AIM
Return all the data below as it stands, minus the pictures.

— start —

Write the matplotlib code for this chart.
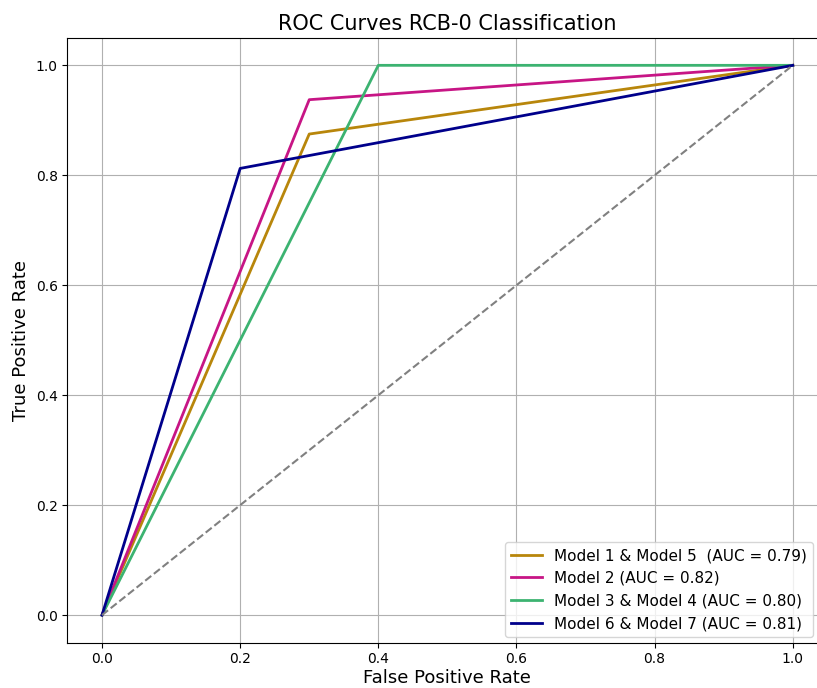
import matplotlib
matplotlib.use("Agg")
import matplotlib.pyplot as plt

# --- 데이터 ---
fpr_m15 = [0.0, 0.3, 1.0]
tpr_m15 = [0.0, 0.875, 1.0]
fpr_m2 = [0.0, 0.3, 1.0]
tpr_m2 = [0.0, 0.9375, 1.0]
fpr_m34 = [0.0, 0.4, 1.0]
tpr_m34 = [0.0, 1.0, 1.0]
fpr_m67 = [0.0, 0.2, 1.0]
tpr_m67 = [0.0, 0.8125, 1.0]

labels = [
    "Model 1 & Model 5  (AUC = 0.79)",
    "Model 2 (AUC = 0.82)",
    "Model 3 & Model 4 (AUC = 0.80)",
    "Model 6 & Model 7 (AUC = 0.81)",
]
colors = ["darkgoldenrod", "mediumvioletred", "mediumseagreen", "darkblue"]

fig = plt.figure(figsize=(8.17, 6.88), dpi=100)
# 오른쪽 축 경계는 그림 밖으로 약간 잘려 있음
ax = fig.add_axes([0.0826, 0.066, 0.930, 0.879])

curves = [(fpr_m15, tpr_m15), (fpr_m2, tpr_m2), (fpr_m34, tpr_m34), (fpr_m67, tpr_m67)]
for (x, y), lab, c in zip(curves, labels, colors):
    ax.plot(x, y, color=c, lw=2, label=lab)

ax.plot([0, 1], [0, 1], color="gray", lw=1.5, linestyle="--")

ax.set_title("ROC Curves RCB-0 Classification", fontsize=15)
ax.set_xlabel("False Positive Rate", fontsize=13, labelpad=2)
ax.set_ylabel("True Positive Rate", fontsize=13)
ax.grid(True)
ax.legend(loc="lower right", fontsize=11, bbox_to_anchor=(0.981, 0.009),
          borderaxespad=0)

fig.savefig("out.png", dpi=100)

— end —

THE RESULT
Write the matplotlib code for this chart.
import matplotlib
matplotlib.use("Agg")
import matplotlib.pyplot as plt

# --- 데이터 ---
fpr_m15 = [0.0, 0.3, 1.0]
tpr_m15 = [0.0, 0.875, 1.0]
fpr_m2 = [0.0, 0.3, 1.0]
tpr_m2 = [0.0, 0.9375, 1.0]
fpr_m34 = [0.0, 0.4, 1.0]
tpr_m34 = [0.0, 1.0, 1.0]
fpr_m67 = [0.0, 0.2, 1.0]
tpr_m67 = [0.0, 0.8125, 1.0]

labels = [
    "Model 1 & Model 5  (AUC = 0.79)",
    "Model 2 (AUC = 0.82)",
    "Model 3 & Model 4 (AUC = 0.80)",
    "Model 6 & Model 7 (AUC = 0.81)",
]
colors = ["darkgoldenrod", "mediumvioletred", "mediumseagreen", "darkblue"]

fig = plt.figure(figsize=(8.17, 6.88), dpi=100)
# 오른쪽 축 경계는 그림 밖으로 약간 잘려 있음
ax = fig.add_axes([0.0826, 0.066, 0.930, 0.879])

curves = [(fpr_m15, tpr_m15), (fpr_m2, tpr_m2), (fpr_m34, tpr_m34), (fpr_m67, tpr_m67)]
for (x, y), lab, c in zip(curves, labels, colors):
    ax.plot(x, y, color=c, lw=2, label=lab)

ax.plot([0, 1], [0, 1], color="gray", lw=1.5, linestyle="--")

ax.set_title("ROC Curves RCB-0 Classification", fontsize=15)
ax.set_xlabel("False Positive Rate", fontsize=13, labelpad=2)
ax.set_ylabel("True Positive Rate", fontsize=13)
ax.grid(True)
ax.legend(loc="lower right", fontsize=11, bbox_to_anchor=(0.981, 0.009),
          borderaxespad=0)

fig.savefig("out.png", dpi=100)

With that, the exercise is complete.